Service of a notice of sanction is effective:
- When the receipt of recorded mail is signed
- 7 days after the document is sent by ordinary mail or
- 24 hours after the document is sent electronically
The corporation cannot delegate the decision to issue a sanction. But it may delegate other steps involved in issuing a sanction (subject to its bylaws). For example, a corporation can delegate the task of serving notices related to proposed sanctions to a condominium manager or other person. But the corporation cannot delegate the decision to issue a sanction to a condominium manager or other person.
Enforcing a sanction
When a person does not comply with a sanction, the condominium corporation can take enforcement steps.
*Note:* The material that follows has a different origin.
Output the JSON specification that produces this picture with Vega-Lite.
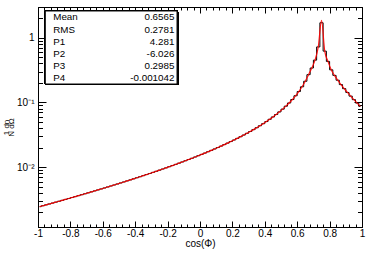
{
  "$schema": "https://vega.github.io/schema/vega-lite/v6.json",
  "width": 324,
  "height": 220,
  "autosize": {"type": "none"},
  "padding": {"left": 38, "top": 7, "right": 12, "bottom": 26},
  "background": "white",
  "config": {
    "view": {"stroke": "black", "strokeWidth": 1},
    "font": "Liberation Sans",
    "axis": {"domainColor": "black", "tickColor": "black", "labelColor": "black", "titleColor": "black", "grid": false, "labelFont": "Liberation Sans", "titleFont": "Liberation Sans", "titleFontWeight": "normal", "labelFontSize": 10, "domainWidth": 1, "tickWidth": 1}
  },
  "datasets": {
    "hist": [
      {"x": -0.99, "n": 0.002454, "f": 0.002454},
      {"x": -0.97, "n": 0.002533, "f": 0.002533},
      {"x": -0.95, "n": 0.002616, "f": 0.002616},
      {"x": -0.93, "n": 0.0027, "f": 0.0027},
      {"x": -0.91, "n": 0.002789, "f": 0.002789},
      {"x": -0.89, "n": 0.002881, "f": 0.002881},
      {"x": -0.87, "n": 0.002975, "f": 0.002975},
      {"x": -0.85, "n": 0.003074, "f": 0.003074},
      {"x": -0.83, "n": 0.003177, "f": 0.003177},
      {"x": -0.81, "n": 0.003282, "f": 0.003282},
      {"x": -0.79, "n": 0.003393, "f": 0.003393},
      {"x": -0.77, "n": 0.003507, "f": 0.003507},
      {"x": -0.75, "n": 0.003626, "f": 0.003626},
      {"x": -0.73, "n": 0.00375, "f": 0.00375},
      {"x": -0.71, "n": 0.003879, "f": 0.003879},
      {"x": -0.69, "n": 0.004013, "f": 0.004013},
      {"x": -0.67, "n": 0.004152, "f": 0.004152},
      {"x": -0.65, "n": 0.004298, "f": 0.004298},
      {"x": -0.63, "n": 0.004449, "f": 0.004449},
      {"x": -0.61, "n": 0.004606, "f": 0.004606},
      {"x": -0.59, "n": 0.00477, "f": 0.00477},
      {"x": -0.57, "n": 0.004941, "f": 0.004941},
      {"x": -0.55, "n": 0.005117, "f": 0.005117},
      {"x": -0.53, "n": 0.005303, "f": 0.005303},
      {"x": -0.51, "n": 0.005497, "f": 0.005497},
      {"x": -0.49, "n": 0.005698, "f": 0.005698},
      {"x": -0.47, "n": 0.005909, "f": 0.005909},
      {"x": -0.45, "n": 0.006131, "f": 0.006131},
      {"x": -0.43, "n": 0.006359, "f": 0.006359},
      {"x": -0.41, "n": 0.0066, "f": 0.0066},
      {"x": -0.39, "n": 0.006855, "f": 0.006855},
      {"x": -0.37, "n": 0.007117, "f": 0.007117},
      {"x": -0.35, "n": 0.007393, "f": 0.007393},
      {"x": -0.33, "n": 0.007683, "f": 0.007683},
      {"x": -0.31, "n": 0.007985, "f": 0.007985},
      {"x": -0.29, "n": 0.008306, "f": 0.008306},
      {"x": -0.27, "n": 0.00864, "f": 0.00864},
      {"x": -0.25, "n": 0.008989, "f": 0.008989},
      {"x": -0.23, "n": 0.009363, "f": 0.009363},
      {"x": -0.21, "n": 0.009748, "f": 0.009748},
      {"x": -0.19, "n": 0.010158, "f": 0.010158},
      {"x": -0.17, "n": 0.010585, "f": 0.010585},
      {"x": -0.15, "n": 0.011041, "f": 0.011041},
      {"x": -0.13, "n": 0.011518, "f": 0.011518},
      {"x": -0.11, "n": 0.012023, "f": 0.012023},
      {"x": -0.09, "n": 0.012559, "f": 0.012559},
      {"x": -0.07, "n": 0.013126, "f": 0.013126},
      {"x": -0.05, "n": 0.013719, "f": 0.013719},
      {"x": -0.03, "n": 0.014355, "f": 0.014355},
      {"x": -0.01, "n": 0.015031, "f": 0.015031},
      {"x": 0.01, "n": 0.015743, "f": 0.015743},
      {"x": 0.03, "n": 0.016504, "f": 0.016504},
      {"x": 0.05, "n": 0.017318, "f": 0.017318},
      {"x": 0.07, "n": 0.01818, "f": 0.01818},
      {"x": 0.09, "n": 0.019107, "f": 0.019107},
      {"x": 0.11, "n": 0.020099, "f": 0.020099},
      {"x": 0.13, "n": 0.021158, "f": 0.021158},
      {"x": 0.15, "n": 0.022297, "f": 0.022297},
      {"x": 0.17, "n": 0.02353, "f": 0.02353},
      {"x": 0.19, "n": 0.024856, "f": 0.024856},
      {"x": 0.21, "n": 0.026286, "f": 0.026286},
      {"x": 0.23, "n": 0.027836, "f": 0.027836},
      {"x": 0.25, "n": 0.029529, "f": 0.029529},
      {"x": 0.27, "n": 0.031356, "f": 0.031356},
      {"x": 0.29, "n": 0.033368, "f": 0.033368},
      {"x": 0.31, "n": 0.035563, "f": 0.035563},
      {"x": 0.33, "n": 0.037983, "f": 0.037983},
      {"x": 0.35, "n": 0.040663, "f": 0.040663},
      {"x": 0.37, "n": 0.043625, "f": 0.043625},
      {"x": 0.39, "n": 0.046935, "f": 0.046935},
      {"x": 0.41, "n": 0.050654, "f": 0.050654},
      {"x": 0.43, "n": 0.054852, "f": 0.054852},
      {"x": 0.45, "n": 0.059617, "f": 0.059617},
      {"x": 0.47, "n": 0.065089, "f": 0.065089},
      {"x": 0.49, "n": 0.071418, "f": 0.071418},
      {"x": 0.51, "n": 0.078742, "f": 0.078742},
      {"x": 0.53, "n": 0.087508, "f": 0.087508},
      {"x": 0.55, "n": 0.098016, "f": 0.098016},
      {"x": 0.57, "n": 0.1108, "f": 0.1108},
      {"x": 0.59, "n": 0.1268, "f": 0.1268},
      {"x": 0.61, "n": 0.1473, "f": 0.1473},
      {"x": 0.63, "n": 0.1744, "f": 0.1744},
      {"x": 0.65, "n": 0.2123, "f": 0.2123},
      {"x": 0.67, "n": 0.2685, "f": 0.2685},
      {"x": 0.69, "n": 0.34, "f": 0.34},
      {"x": 0.71, "n": 0.45, "f": 0.45},
      {"x": 0.73, "n": 0.72, "f": 0.72},
      {"x": 0.75, "n": 1.7, "f": 1.85},
      {"x": 0.77, "n": 0.62, "f": 0.62},
      {"x": 0.79, "n": 0.43, "f": 0.43},
      {"x": 0.81, "n": 0.3189, "f": 0.3189},
      {"x": 0.83, "n": 0.2617, "f": 0.2617},
      {"x": 0.85, "n": 0.2204, "f": 0.2204},
      {"x": 0.87, "n": 0.1886, "f": 0.1886},
      {"x": 0.89, "n": 0.1633, "f": 0.1633},
      {"x": 0.91, "n": 0.1425, "f": 0.1425},
      {"x": 0.93, "n": 0.1252, "f": 0.1252},
      {"x": 0.95, "n": 0.1104, "f": 0.1104},
      {"x": 0.97, "n": 0.0978, "f": 0.0978},
      {"x": 0.99, "n": 0.0869, "f": 0.0869}
    ],
    "stats": [
      {"stat": "Mean", "value": 0.6565},
      {"stat": "RMS", "value": 0.2781},
      {"stat": "P1", "value": 4.281},
      {"stat": "P2", "value": -6.026},
      {"stat": "P3", "value": 0.2985},
      {"stat": "P4", "value": -0.001042}
    ]
  },
  "layer": [
    {
      "data": {"name": "hist"},
      "layer": [
        {
          "mark": {"type": "line", "interpolate": "step", "color": "black", "strokeWidth": 1},
          "encoding": {
            "x": {"field": "x", "type": "quantitative",
              "scale": {"domain": [-1, 1], "nice": false, "zero": false},
              "axis": {"orient": "bottom", "title": "cos(Φ)", "titleFontSize": 10, "titleX": 162, "titleY": 16, "titleBaseline": "middle", "titleAlign": "center",
                "values": [-1,-0.96,-0.92,-0.88,-0.84,-0.8,-0.76,-0.72,-0.68,-0.64,-0.6,-0.56,-0.52,-0.48,-0.44,-0.4,-0.36,-0.32,-0.28,-0.24,-0.2,-0.16,-0.12,-0.08,-0.04,0,0.04,0.08,0.12,0.16,0.2,0.24,0.28,0.32,0.36,0.4,0.44,0.48,0.52,0.56,0.6,0.64,0.68,0.72,0.76,0.8,0.84,0.88,0.92,0.96,1],
                "tickSize": {"condition": {"test": "abs(datum.value*5 - round(datum.value*5)) < 0.001", "value": -6}, "value": -3},
                "labelExpr": "abs(datum.value*5 - round(datum.value*5)) < 0.001 ? toString(round(datum.value*10)/10) : ''",
                "labelPadding": 7, "labelFlush": false, "labelOverlap": false, "labelBaseline": "top"}},
            "y": {"field": "n", "type": "quantitative",
              "scale": {"type": "log", "domain": [0.00119, 2.98], "nice": false},
              "axis": {"orient": "left", "title": ["1  dn", "N  dΩ"], "titleFontSize": 8, "titleLineHeight": 5.5, "titleAngle": -90, "titleX": -32, "titleY": 120, "titleAlign": "center", "titleBaseline": "middle",
                "values": [0.002,0.003,0.004,0.005,0.006,0.007,0.008,0.009,0.01,0.02,0.03,0.04,0.05,0.06,0.07,0.08,0.09,0.1,0.2,0.3,0.4,0.5,0.6,0.7,0.8,0.9,1,2],
                "tickSize": {"condition": {"test": "datum.value == 0.01 || datum.value == 0.1 || datum.value == 1", "value": -8}, "value": -4.5},
                "labelExpr": "datum.value == 1 ? '1' : datum.value == 0.1 ? '10⁻¹' : datum.value == 0.01 ? '10⁻²' : ''",
                "labelPadding": 12, "labelFlush": false, "labelOverlap": false, "labelBaseline": "middle"}}
          }
        },
        {
          "mark": {"type": "line", "interpolate": "monotone", "color": "#ff0000", "strokeWidth": 1.2, "opacity": 0.9},
          "encoding": {
            "x": {"field": "x", "type": "quantitative",
              "scale": {"domain": [-1, 1], "nice": false, "zero": false},
              "axis": {"orient": "top", "title": null, "labels": false,
                "values": [-1,-0.96,-0.92,-0.88,-0.84,-0.8,-0.76,-0.72,-0.68,-0.64,-0.6,-0.56,-0.52,-0.48,-0.44,-0.4,-0.36,-0.32,-0.28,-0.24,-0.2,-0.16,-0.12,-0.08,-0.04,0,0.04,0.08,0.12,0.16,0.2,0.24,0.28,0.32,0.36,0.4,0.44,0.48,0.52,0.56,0.6,0.64,0.68,0.72,0.76,0.8,0.84,0.88,0.92,0.96,1],
                "tickSize": {"condition": {"test": "abs(datum.value*5 - round(datum.value*5)) < 0.001", "value": -6}, "value": -3}}},
            "y": {"field": "f", "type": "quantitative",
              "scale": {"type": "log", "domain": [0.00119, 2.98], "nice": false},
              "axis": {"orient": "right", "title": null, "labels": false,
                "values": [0.002,0.003,0.004,0.005,0.006,0.007,0.008,0.009,0.01,0.02,0.03,0.04,0.05,0.06,0.07,0.08,0.09,0.1,0.2,0.3,0.4,0.5,0.6,0.7,0.8,0.9,1,2],
                "tickSize": {"condition": {"test": "datum.value == 0.01 || datum.value == 0.1 || datum.value == 1", "value": -8}, "value": -4.5}}}
          }
        },
        {
          "mark": {"type": "rect", "fill": "black"},
          "encoding": {
            "x": {"datum": -0.946, "type": "quantitative", "axis": null},
            "x2": {"datum": -0.132},
            "y": {"datum": 0.1855, "type": "quantitative", "axis": null},
            "y2": {"datum": 2.5}
          }
        },
        {
          "mark": {"type": "rect", "fill": "white", "stroke": "black", "strokeWidth": 1},
          "encoding": {
            "x": {"datum": -0.955, "type": "quantitative", "axis": null},
            "x2": {"datum": -0.1417},
            "y": {"datum": 0.1924, "type": "quantitative", "axis": null},
            "y2": {"datum": 2.587}
          }
        }
      ],
      "resolve": {"axis": {"x": "independent", "y": "independent"}}
    },
    {
      "data": {"name": "stats"},
      "layer": [
        {
          "mark": {"type": "text", "align": "left", "baseline": "middle", "fontSize": 9.8, "color": "black"},
          "encoding": {
            "x": {"datum": -0.906, "type": "quantitative", "axis": null},
            "y": {"field": "stat", "type": "ordinal", "sort": null, "axis": null,
              "scale": {"type": "point", "domain": ["Mean", "RMS", "P1", "P2", "P3", "P4"], "range": [10.4, 71.4], "padding": 0}},
            "text": {"field": "stat", "type": "nominal"}
          }
        },
        {
          "mark": {"type": "text", "align": "right", "baseline": "middle", "fontSize": 9.8, "color": "black"},
          "encoding": {
            "x": {"datum": -0.158, "type": "quantitative", "axis": null},
            "y": {"field": "stat", "type": "ordinal", "sort": null, "axis": null,
              "scale": {"type": "point", "domain": ["Mean", "RMS", "P1", "P2", "P3", "P4"], "range": [10.4, 71.4], "padding": 0}},
            "text": {"field": "value", "type": "nominal"}
          }
        }
      ]
    }
  ],
  "resolve": {"scale": {"y": "independent"}}
}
The condominium corporation can make an application in court to recover from the person the unpaid monetary sanction and/or for damages. A corporation can only take court action if the bylaw(s) were filed with the Land Titles Office.
- If you are wondering whether a bylaw is legally enforceable, check the condominium additional plan sheet (CAD). Any additions or changes to the bylaws will be noted on the CAD if they were properly filed.
- A caveat about a monetary sanction or other debt (that is not a contribution) owing to a corporation can be registered against the certificate of title of a unit, but only under a writ of enforcement.